#### GIVEN MATERIAL:
________

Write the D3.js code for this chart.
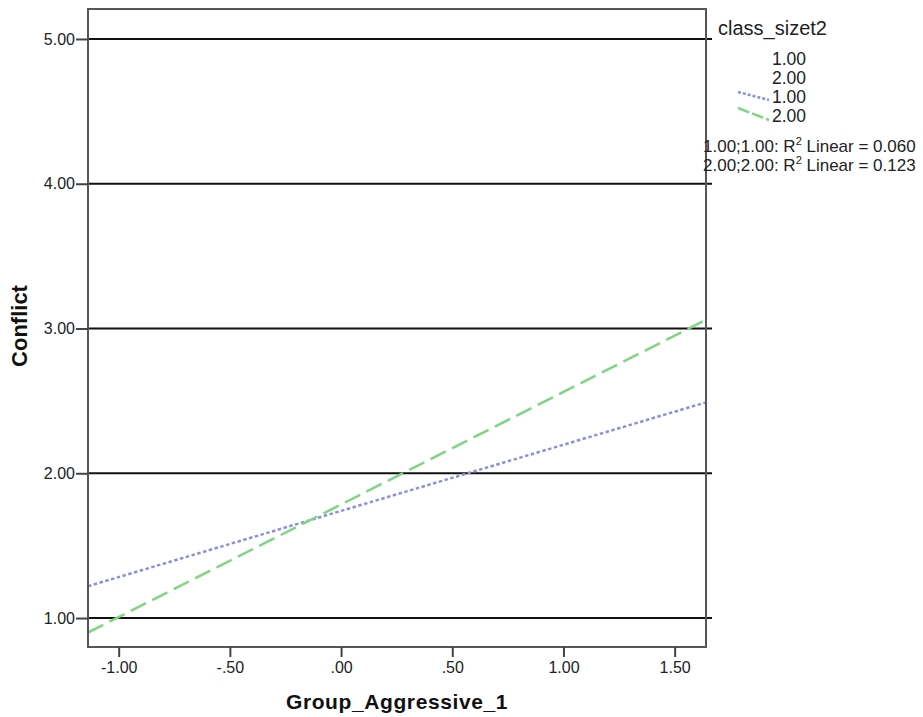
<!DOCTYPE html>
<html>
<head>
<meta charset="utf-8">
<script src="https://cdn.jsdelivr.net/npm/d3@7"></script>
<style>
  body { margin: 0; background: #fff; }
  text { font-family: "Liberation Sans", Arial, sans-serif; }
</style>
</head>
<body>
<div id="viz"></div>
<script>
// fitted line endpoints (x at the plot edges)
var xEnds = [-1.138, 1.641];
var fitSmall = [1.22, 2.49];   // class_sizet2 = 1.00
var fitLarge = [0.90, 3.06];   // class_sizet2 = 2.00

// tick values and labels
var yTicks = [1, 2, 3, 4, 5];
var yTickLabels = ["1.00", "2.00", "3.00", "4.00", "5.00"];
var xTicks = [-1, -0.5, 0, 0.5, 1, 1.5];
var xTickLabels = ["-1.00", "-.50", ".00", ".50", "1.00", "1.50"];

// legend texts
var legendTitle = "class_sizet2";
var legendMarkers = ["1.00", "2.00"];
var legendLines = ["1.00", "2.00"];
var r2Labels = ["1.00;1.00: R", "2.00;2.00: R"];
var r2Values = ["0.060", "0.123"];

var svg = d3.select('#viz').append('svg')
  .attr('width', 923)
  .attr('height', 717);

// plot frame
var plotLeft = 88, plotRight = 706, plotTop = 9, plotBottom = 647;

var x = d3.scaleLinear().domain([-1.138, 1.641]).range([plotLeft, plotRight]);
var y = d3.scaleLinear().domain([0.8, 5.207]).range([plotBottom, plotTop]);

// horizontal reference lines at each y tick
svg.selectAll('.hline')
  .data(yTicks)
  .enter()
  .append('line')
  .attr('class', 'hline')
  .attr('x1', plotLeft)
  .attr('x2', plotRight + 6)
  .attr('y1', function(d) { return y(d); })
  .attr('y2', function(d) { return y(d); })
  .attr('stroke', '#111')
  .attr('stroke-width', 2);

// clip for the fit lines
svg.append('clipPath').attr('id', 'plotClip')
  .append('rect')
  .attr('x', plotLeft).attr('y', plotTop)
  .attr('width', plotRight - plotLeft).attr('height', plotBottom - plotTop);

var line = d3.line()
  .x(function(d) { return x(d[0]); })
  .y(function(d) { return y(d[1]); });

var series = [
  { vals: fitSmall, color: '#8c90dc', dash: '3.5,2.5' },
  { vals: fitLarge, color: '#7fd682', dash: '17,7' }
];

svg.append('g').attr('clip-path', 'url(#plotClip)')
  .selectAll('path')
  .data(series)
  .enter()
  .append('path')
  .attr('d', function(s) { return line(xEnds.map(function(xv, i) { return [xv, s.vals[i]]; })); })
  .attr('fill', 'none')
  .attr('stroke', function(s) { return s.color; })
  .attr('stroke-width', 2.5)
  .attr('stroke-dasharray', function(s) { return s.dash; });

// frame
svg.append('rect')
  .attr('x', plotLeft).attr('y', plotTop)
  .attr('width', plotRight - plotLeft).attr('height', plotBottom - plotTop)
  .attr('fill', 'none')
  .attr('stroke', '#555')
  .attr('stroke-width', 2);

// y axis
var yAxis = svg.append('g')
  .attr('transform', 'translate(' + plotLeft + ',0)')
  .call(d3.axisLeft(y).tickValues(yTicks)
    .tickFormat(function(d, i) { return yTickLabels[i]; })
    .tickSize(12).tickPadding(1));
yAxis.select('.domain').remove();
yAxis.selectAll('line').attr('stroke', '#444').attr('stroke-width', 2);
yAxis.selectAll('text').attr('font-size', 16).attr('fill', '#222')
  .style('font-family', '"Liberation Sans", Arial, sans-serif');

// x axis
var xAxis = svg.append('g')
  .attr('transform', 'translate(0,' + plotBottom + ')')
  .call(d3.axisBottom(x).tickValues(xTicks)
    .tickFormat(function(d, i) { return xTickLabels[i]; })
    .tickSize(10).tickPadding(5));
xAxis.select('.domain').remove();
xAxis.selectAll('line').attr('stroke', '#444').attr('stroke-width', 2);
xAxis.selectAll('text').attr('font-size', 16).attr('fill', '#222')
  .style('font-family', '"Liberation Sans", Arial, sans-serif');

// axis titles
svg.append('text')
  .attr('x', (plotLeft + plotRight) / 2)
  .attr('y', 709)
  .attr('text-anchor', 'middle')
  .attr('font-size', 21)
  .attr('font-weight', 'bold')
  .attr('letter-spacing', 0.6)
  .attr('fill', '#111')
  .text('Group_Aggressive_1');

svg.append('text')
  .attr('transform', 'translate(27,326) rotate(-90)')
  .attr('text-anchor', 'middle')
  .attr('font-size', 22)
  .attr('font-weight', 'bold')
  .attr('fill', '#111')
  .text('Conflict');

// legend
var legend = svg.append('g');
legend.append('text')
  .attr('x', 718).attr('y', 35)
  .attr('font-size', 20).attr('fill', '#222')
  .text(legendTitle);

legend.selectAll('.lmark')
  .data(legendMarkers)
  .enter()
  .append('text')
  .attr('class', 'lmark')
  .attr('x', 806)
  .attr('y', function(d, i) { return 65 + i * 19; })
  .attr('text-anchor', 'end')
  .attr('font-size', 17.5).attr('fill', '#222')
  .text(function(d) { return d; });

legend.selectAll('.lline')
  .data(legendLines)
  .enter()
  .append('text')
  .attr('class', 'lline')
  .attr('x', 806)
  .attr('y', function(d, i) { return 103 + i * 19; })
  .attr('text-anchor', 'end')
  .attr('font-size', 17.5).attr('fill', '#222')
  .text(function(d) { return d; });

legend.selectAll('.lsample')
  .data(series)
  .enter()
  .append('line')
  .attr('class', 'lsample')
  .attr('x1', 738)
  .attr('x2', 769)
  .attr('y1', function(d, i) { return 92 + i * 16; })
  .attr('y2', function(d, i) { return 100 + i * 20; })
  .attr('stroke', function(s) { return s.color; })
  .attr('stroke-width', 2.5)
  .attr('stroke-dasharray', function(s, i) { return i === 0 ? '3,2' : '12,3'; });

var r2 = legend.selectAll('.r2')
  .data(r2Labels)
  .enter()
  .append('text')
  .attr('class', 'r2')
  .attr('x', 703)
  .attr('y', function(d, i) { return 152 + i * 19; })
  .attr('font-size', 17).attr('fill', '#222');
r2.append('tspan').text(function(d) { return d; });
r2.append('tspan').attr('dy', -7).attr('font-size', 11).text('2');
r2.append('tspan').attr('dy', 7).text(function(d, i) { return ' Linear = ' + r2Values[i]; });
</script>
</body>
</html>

________

#### TASK BRIEF:
Omit the pictures, then repeat exactly each line from the beginning of the listing through the line with "var fitLarge = [0.90, 3.06];".

#### TASK OUTPUT:
Write the D3.js code for this chart.
<!DOCTYPE html>
<html>
<head>
<meta charset="utf-8">
<script src="https://cdn.jsdelivr.net/npm/d3@7"></script>
<style>
  body { margin: 0; background: #fff; }
  text { font-family: "Liberation Sans", Arial, sans-serif; }
</style>
</head>
<body>
<div id="viz"></div>
<script>
// fitted line endpoints (x at the plot edges)
var xEnds = [-1.138, 1.641];
var fitSmall = [1.22, 2.49];   // class_sizet2 = 1.00
var fitLarge = [0.90, 3.06];   // class_sizet2 = 2.00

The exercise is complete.